ÇEVKO Vakfı’nın faaliyetleri arasında, ‘Yeşil Nokta Sanayi Ödülleri’ kapsamında, Yeşil Nokta’yı kullanan kuruluşların örnek çalışmalarının ödüllendirilmesinin de yer aldığını ifade eden Mete İmer, “2018 yılında ‘Ambalaj Tasarımında Kaynak Azaltılarak Önleme Uygulamaları’ kategorisinde, Sarten Ambalaj ‘20 lt Yeni Plastik Bidon Projesi’ ve Vestel Beyaz Eşya da ‘Strafor Gramaj ve Yoğunluğun Azaltılması Projesi’ ile Yeşil Nokta Sanayi ödülü kazandılar,” dedi.
Ambalajlarda Geri Dönüştürülmüş Malzeme Kullanılması
2017’nin sonunda yeniden yayımlanan Ambalaj Atıklarının Kontrolü Yönetmeliği’nin, birtakım istisnalarla birlikte, 2018’den başlayarak Türkiye’de yerli hammaddeden üretilen plastik ambalajlarda geri dönüştürülmüş malzeme kullanma zorunluluğu getirdiğine dikkat çeken Mete İmer, “Yönetmeliğe göre 2018’de plastik ambalajlarda zorunlu geri dönüştürülmüş madde kullanma oranı %4, 2019’da %6, 2020 ve sonrasında %8’dir,” dedi.
Mete İmer, sözlerine şöyle devam etti: “Son yılların en önemli gelişmelerinden birisi de kullanılmış plastik veya PET ambalajların geri dönüşümünden elde edilen maddelerin gıda ambalajı üretiminde kullanılmasıdır. Gıda kodeksinin geçmişte izin vermediği bu durum artık ülkemizde de PET’in ‘kimyasal geri dönüşümü (depolimerizasyonu)’ yoluyla mümkün hale geldi. Kullanılmış PET ambalajlardan gıdayla temas eden ambalajlar üretmek, yani ‘şişeden şişeye geri dönüşüm’, Avrupa’da artık ‘mekanik geri dönüşüm’ yolu ile de sağlanabilmektedir. Kimyasal geri dönüşüme göre daha ekonomik olan mekanik geri dönüşüme ülkemizde de geçilebilmesi için PET ambalaj atıklarının kaynağında, temiz ve verimli olarak toplanması, kalite ve hijyeni sağlayacak süreçlerde geri dönüştürülmesi ve bu süreçleri onaylayacak bir otoriteye gereksinim bulunuyor.”
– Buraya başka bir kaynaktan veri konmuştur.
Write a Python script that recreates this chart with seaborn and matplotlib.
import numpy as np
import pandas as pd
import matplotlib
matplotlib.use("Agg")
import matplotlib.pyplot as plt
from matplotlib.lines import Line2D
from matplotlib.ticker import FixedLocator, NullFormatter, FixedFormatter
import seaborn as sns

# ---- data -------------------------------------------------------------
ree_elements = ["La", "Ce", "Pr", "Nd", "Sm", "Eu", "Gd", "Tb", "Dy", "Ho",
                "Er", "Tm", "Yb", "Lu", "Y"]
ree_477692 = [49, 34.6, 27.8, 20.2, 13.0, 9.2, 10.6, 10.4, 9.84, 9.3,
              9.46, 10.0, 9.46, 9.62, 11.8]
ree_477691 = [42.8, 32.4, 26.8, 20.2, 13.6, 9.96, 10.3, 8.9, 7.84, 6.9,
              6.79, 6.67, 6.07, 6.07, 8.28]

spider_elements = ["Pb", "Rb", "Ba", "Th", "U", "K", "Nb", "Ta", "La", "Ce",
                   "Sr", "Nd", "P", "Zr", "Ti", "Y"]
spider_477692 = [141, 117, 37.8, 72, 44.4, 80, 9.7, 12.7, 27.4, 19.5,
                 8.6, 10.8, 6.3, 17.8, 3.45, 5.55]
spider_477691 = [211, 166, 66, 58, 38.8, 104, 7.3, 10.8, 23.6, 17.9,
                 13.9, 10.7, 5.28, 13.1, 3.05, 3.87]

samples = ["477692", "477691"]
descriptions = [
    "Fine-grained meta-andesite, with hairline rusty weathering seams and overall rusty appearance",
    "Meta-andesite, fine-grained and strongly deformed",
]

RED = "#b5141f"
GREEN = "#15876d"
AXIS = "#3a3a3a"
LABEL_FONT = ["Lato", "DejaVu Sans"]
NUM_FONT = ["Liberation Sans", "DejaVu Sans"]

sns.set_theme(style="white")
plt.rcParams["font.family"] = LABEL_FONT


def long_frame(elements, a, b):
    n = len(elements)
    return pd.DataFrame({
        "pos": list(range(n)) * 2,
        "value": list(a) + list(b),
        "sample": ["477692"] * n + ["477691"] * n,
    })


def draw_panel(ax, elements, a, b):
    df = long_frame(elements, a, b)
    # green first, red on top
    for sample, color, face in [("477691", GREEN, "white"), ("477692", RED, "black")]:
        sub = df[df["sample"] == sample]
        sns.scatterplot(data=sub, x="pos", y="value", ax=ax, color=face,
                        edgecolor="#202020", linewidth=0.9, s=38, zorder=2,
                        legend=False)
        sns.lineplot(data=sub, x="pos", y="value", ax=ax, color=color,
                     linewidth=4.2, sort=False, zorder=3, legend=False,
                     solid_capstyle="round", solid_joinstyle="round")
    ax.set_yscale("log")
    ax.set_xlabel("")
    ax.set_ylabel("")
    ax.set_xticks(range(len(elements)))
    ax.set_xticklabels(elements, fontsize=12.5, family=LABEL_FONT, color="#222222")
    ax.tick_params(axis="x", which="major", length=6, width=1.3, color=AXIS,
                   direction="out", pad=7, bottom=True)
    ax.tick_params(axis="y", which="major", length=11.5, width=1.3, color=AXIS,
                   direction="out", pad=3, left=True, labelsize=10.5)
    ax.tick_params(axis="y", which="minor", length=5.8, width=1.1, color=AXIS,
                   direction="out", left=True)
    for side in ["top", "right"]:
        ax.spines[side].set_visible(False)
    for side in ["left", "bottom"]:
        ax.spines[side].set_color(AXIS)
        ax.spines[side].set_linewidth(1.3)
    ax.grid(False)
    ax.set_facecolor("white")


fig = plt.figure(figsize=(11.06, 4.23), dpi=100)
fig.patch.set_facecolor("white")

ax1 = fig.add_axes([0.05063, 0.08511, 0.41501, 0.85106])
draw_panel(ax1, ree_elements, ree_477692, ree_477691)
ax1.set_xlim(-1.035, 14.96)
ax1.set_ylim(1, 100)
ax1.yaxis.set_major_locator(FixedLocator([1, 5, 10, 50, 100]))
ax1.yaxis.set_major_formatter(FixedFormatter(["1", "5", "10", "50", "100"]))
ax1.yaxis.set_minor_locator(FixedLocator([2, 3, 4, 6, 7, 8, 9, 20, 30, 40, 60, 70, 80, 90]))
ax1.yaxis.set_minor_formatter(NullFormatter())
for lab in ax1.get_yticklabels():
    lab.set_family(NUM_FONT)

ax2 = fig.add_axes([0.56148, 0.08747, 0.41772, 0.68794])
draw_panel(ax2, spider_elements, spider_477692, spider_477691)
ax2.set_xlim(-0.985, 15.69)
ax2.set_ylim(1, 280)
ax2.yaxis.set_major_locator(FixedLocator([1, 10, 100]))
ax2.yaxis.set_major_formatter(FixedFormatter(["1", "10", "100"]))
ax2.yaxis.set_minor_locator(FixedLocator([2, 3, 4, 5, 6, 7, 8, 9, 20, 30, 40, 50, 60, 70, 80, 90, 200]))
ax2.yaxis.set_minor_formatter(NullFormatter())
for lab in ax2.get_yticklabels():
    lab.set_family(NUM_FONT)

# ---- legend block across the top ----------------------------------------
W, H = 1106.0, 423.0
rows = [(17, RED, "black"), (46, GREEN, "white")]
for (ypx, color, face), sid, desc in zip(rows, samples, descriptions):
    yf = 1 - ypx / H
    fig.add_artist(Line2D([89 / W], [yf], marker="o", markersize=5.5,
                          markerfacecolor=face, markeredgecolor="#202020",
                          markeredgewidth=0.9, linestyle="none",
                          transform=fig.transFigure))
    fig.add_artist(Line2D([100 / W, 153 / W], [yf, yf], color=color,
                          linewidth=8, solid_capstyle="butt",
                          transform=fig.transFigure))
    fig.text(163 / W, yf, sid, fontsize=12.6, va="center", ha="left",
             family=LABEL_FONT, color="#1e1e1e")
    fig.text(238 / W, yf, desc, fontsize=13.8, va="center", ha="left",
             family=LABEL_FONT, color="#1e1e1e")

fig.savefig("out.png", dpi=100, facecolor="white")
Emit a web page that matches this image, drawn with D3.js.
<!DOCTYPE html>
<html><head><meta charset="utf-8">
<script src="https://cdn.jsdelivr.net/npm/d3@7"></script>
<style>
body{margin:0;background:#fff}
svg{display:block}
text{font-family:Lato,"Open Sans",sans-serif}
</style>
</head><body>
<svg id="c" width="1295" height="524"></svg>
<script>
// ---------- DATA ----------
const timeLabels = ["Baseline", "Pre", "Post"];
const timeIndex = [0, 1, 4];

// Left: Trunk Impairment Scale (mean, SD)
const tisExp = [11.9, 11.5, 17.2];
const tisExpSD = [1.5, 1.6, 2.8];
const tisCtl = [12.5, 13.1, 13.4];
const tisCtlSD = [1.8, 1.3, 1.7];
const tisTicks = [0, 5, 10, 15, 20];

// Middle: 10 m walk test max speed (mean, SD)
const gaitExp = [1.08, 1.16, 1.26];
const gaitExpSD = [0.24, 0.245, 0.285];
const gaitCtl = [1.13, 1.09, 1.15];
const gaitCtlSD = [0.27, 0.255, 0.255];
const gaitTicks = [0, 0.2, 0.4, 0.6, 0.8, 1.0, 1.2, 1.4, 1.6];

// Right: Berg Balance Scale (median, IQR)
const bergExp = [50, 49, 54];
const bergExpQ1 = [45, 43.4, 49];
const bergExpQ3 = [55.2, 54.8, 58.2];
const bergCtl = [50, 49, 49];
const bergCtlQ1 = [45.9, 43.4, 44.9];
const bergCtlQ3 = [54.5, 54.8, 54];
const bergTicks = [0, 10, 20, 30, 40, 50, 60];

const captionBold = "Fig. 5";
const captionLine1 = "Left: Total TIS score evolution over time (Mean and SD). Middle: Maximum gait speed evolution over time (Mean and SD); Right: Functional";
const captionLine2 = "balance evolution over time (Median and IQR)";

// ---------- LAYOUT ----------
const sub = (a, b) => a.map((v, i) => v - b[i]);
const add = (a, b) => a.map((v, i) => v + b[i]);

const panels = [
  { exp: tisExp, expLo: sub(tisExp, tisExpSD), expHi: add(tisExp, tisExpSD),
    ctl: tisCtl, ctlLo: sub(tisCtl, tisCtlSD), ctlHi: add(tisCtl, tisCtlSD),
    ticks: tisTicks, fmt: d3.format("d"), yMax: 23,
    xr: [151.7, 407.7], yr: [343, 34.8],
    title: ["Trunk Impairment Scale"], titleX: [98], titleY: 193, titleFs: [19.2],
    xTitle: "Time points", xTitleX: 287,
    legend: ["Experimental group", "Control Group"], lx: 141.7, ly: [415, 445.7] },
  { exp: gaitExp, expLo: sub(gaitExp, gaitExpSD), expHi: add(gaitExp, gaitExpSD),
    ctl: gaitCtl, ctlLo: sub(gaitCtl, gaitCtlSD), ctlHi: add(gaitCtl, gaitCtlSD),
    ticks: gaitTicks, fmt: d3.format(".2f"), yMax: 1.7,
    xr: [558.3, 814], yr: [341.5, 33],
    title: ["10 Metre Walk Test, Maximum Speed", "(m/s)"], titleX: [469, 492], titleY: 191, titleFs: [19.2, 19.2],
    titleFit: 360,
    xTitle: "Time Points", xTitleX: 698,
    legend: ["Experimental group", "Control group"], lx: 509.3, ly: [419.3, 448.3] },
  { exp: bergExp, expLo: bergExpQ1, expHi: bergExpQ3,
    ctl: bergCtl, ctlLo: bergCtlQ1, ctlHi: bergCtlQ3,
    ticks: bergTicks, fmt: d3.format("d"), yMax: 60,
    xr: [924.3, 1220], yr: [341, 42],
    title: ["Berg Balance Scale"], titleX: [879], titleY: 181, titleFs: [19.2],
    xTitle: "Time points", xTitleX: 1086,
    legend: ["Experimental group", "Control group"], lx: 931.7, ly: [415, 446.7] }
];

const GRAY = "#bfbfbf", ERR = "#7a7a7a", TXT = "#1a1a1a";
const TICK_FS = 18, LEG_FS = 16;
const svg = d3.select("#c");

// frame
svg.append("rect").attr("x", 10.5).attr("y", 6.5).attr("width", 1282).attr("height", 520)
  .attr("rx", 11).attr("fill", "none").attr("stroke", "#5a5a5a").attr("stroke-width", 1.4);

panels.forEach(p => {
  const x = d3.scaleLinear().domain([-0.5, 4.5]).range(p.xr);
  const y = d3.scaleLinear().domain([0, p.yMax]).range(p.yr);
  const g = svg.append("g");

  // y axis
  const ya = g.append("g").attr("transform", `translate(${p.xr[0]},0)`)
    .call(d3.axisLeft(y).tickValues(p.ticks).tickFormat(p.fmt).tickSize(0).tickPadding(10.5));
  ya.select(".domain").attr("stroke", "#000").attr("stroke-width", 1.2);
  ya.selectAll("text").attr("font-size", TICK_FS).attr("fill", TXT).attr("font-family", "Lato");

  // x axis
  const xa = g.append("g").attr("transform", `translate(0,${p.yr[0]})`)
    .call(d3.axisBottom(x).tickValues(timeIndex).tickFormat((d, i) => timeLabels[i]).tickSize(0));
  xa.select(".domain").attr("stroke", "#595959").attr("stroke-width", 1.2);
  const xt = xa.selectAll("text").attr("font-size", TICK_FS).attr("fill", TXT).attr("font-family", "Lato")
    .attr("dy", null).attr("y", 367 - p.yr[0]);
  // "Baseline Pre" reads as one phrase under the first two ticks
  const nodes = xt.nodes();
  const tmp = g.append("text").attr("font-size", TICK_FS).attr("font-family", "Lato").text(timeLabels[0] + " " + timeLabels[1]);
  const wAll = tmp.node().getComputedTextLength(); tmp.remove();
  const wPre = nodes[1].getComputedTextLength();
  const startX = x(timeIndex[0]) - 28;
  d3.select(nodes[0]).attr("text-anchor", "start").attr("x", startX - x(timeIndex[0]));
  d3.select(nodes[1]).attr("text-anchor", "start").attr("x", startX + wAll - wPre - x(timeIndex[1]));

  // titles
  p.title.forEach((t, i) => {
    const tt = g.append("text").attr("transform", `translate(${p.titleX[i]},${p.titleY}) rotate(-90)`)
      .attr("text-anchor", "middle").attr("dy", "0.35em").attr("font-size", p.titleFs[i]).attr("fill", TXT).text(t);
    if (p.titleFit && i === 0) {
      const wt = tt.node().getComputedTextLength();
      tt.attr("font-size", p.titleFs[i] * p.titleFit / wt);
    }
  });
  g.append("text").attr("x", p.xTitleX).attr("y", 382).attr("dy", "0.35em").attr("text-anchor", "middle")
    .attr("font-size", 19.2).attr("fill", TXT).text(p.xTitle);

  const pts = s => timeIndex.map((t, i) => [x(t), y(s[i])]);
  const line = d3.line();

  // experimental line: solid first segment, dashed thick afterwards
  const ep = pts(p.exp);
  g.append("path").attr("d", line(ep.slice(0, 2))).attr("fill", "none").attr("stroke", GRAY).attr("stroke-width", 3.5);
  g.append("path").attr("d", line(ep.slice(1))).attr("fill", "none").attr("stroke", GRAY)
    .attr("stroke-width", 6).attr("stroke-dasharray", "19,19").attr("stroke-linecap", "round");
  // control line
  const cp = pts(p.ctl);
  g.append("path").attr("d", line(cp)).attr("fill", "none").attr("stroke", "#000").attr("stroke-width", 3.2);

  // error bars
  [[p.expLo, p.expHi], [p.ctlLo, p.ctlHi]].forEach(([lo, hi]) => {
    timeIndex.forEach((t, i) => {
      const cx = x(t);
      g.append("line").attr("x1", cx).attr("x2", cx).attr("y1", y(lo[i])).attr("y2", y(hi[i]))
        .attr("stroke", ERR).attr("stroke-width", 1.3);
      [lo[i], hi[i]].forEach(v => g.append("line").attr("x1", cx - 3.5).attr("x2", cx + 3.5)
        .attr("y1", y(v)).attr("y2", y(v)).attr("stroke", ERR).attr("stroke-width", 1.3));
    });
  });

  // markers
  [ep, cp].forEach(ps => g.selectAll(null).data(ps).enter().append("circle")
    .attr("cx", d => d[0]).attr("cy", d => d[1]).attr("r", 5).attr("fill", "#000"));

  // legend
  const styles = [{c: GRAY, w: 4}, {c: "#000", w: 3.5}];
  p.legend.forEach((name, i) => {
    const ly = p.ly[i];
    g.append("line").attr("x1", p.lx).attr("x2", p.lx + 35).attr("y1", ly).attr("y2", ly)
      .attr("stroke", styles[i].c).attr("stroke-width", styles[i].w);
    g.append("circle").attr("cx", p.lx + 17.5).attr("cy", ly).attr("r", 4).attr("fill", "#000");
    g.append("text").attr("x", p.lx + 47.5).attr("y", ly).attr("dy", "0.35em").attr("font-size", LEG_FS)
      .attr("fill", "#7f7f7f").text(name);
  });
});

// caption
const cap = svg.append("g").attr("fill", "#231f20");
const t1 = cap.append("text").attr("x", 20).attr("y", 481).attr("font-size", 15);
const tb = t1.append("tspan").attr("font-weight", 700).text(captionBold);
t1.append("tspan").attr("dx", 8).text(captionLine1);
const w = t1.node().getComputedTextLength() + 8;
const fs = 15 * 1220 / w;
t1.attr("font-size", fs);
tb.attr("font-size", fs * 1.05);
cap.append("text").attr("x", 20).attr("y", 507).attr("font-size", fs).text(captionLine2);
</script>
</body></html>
Tek Kullanımlık Alışveriş Poşetleri
Plastik alışveriş poşetlerinin, yapılan yasal düzenlemeyle 2019 yılından başlayarak paralı hale geldiğini anımsatan Mete İmer, “Bu uygulamanın, ortaya çıkan plastik atık miktarını azaltmanın yanında, tüketicilerde atık bilincinin yaygınlaşması açısından, ellerindeki malzemenin bir atık değil, bir değer olduğunun farkına varmalarını sağlayacağını umuyoruz” dedi.